On the other hand, traditional lawn grasses like Bermuda and St. Augustine aren’t found in in Texas naturally. They require frequent and expensive pampering, in the form of watering, fertilization, mowing, weeding and soil amendment. Often they’ll turn brown anyway. Native grasses don’t need that artificial stuff.
Planting native grasses is amazingly easy. Just choose a well-drained spot that gets sun most or all of the day. Then plant (or transplant) grass plants like any other landscape plant, except forget about adding expensive soil amendments. You may not see a lot of aboveground growth in the first several months, but the roots of the grasses will be growing vigorously.
Once the grass does grow, there’s almost nothing for you to do. Don’t fertilize, don’t add a lot of water, don’t prune – just stand back and let it grow as it did centuries ago on the Great Plains. If it looks objectionable in the winter, in January you can cut it down to 6 or 8 inches from the ground, but that’s not horticulturally necessary.
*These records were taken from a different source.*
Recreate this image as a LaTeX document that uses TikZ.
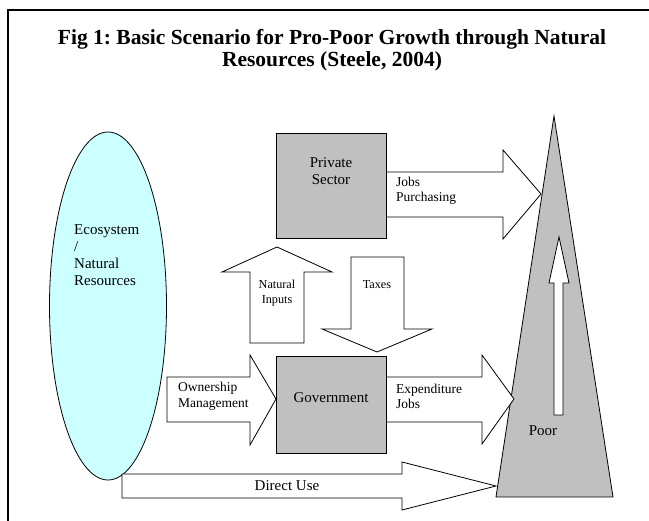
\documentclass[tikz,border=0pt]{standalone}
\usepackage{fontspec}
\setmainfont{Liberation Serif}
\frenchspacing
\definecolor{ecocyan}{HTML}{CCFFFF}
\definecolor{boxgray}{HTML}{C0C0C0}
\tikzset{
  outline/.style={draw=black, line width=0.8pt, line join=miter},
  blockarrow/.style={outline, fill=white},
  graybox/.style={outline, fill=boxgray, inner sep=0pt},
  lbl/.style={inner sep=0pt, align=left, font=\fontsize{13.5}{15.5}\selectfont},
  smalllbl/.style={inner sep=0pt, align=center, font=\fontsize{12.2}{15}\selectfont},
  biglbl/.style={inner sep=0pt, align=center, font=\fontsize{15}{17}\selectfont},
  titlelbl/.style={inner sep=0pt, align=center, font=\bfseries\fontsize{21.5}{22}\selectfont},
}
\begin{document}
\begin{tikzpicture}[x=1pt,y=-1pt]
\useasboundingbox (0,0) rectangle (649,521);
% frame
\draw[line width=1.3pt] (8,521) -- (8,10) -- (649,10);
% title
\node[titlelbl] (title) at (332,50) {\frenchspacing Fig 1: Basic Scenario for Pro-Poor Growth through Natural\\Resources (Steele, 2004)};

% ecosystem ellipse
\path[outline, fill=ecocyan] (108,306) ellipse [x radius=58.5, y radius=174];
\coordinate (eco) at (108,306);
\node[biglbl, align=left, anchor=west] (ecotext) at (74,255.5) {Ecosystem\\/\\Natural\\Resources};

% Direct use arrow
\draw[blockarrow] (122,474) -- (402,474) -- (402,462) -- (496,486) -- (402,510) -- (402,498) -- (122,498) -- cycle;
\node[biglbl] (direct) at (287,486) {Direct Use};

% Poor triangle
\draw[outline, fill=boxgray] (554,116) -- (613,497) -- (496,497) -- cycle;
\coordinate (poorapex) at (554,116);
\draw[blockarrow] (554,415) -- (554,283) -- (549,283) -- (559,237) -- (569,283) -- (563,283) -- (563,415) -- cycle;
\node[biglbl] (poor) at (543,431) {Poor};

% Natural inputs up arrow
\draw[blockarrow] (250,343) -- (250,272) -- (222,272) -- (277,247) -- (332,272) -- (304,272) -- (304,343) -- cycle;
\node[smalllbl] (natin) at (277,293.5) {Natural\\Inputs};

% Taxes down arrow
\draw[blockarrow] (351,257) -- (404,257) -- (404,329) -- (432,329) -- (377,352) -- (322,329) -- (351,329) -- cycle;
\node[smalllbl] (taxes) at (377,285) {Taxes};

% Jobs purchasing arrow
\draw[blockarrow] (386,172) -- (503,172) -- (503,150) -- (541,194) -- (503,239) -- (503,217) -- (386,217);
\node[lbl, anchor=west] (jobs) at (396,191) {Jobs\\Purchasing};

% Ownership arrow
\draw[blockarrow] (167,377) -- (250,377) -- (250,355) -- (276,399) -- (250,445) -- (250,422) -- (167,422) -- cycle;
\node[lbl, anchor=west] (own) at (178,396.5) {Ownership\\Management};

% Expenditure arrow
\draw[blockarrow] (386,377) -- (482,377) -- (482,355) -- (514,399) -- (482,444) -- (482,422) -- (386,422);
\node[lbl, anchor=west] (exp) at (396,396.5) {Expenditure\\Jobs};

% Boxes
\draw[graybox] (276,133) rectangle (386,238);
\coordinate (private) at (331,185.5);
\node[biglbl] (privtext) at (331,171.5) {Private\\Sector};
\draw[graybox] (276,356) rectangle (386,453);
\node[biglbl] (gov) at (331,398) {Government};
\end{tikzpicture}
\end{document}
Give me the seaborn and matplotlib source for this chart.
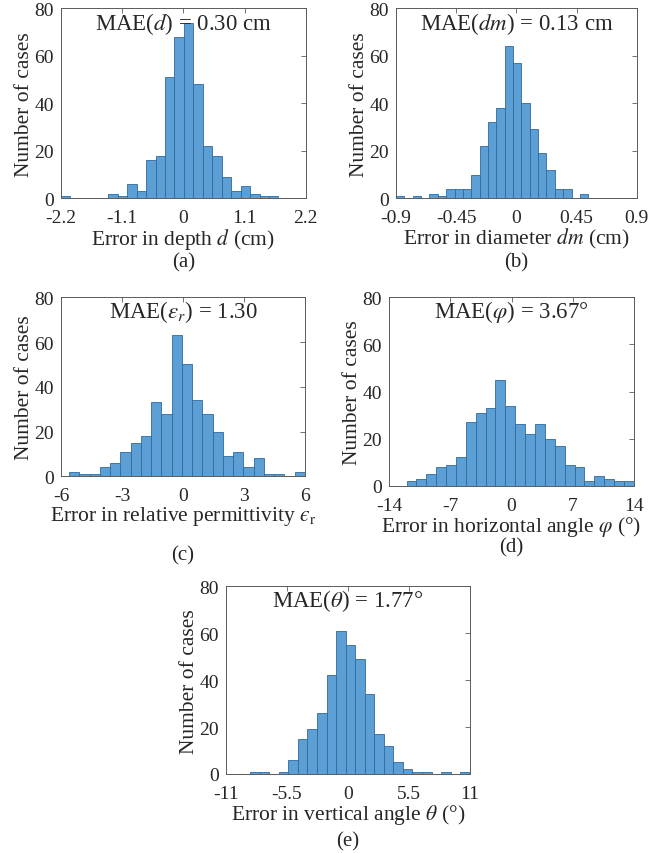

Masses of little bluestem grass, muhyl or switchgrass are a soft orange all winter long and should become a solid mass in just a few seasons. In the growing season, a clump of native grass is a brilliant green, often accompanied by a feathery plume each fall. I like to use native grasses in areas where the soil is notoriously poor, and the homeowners will let it expand naturally. It can easily be used in medians and parking lot ends.
Only a few nurseries have these grasses in stock at this time of year. You might even want to order some from a catalog. (Be careful to get the kinds that grow in your part of the state). Another option is to dig plants from a field, providing the owner agrees and a good number remain.
Native grasses can be used in the residential landscape in many ways. There are three potentially dramatic uses:
- A large mass of native grasses (at least 150 square feet) is a strong design element, especially when used in an organic, curving shape. In winter, the mass of grasses makes the drab green of our evergreen trees come to life.
- Many of the medium-height native grasses create an attractive backdrop for colorful flowers planted in the foreground.
- Two or three plants of a tall (6 feet or more) native grass species create a dramatic statement, taking the place of something like a short tree or tall shrubs.
At the very least, try a clump in a corner of your yard. It’s likely that you’ll be planting even more as the years go by and cutting back on the temperamental, costly plants you see in everyone else’s yard.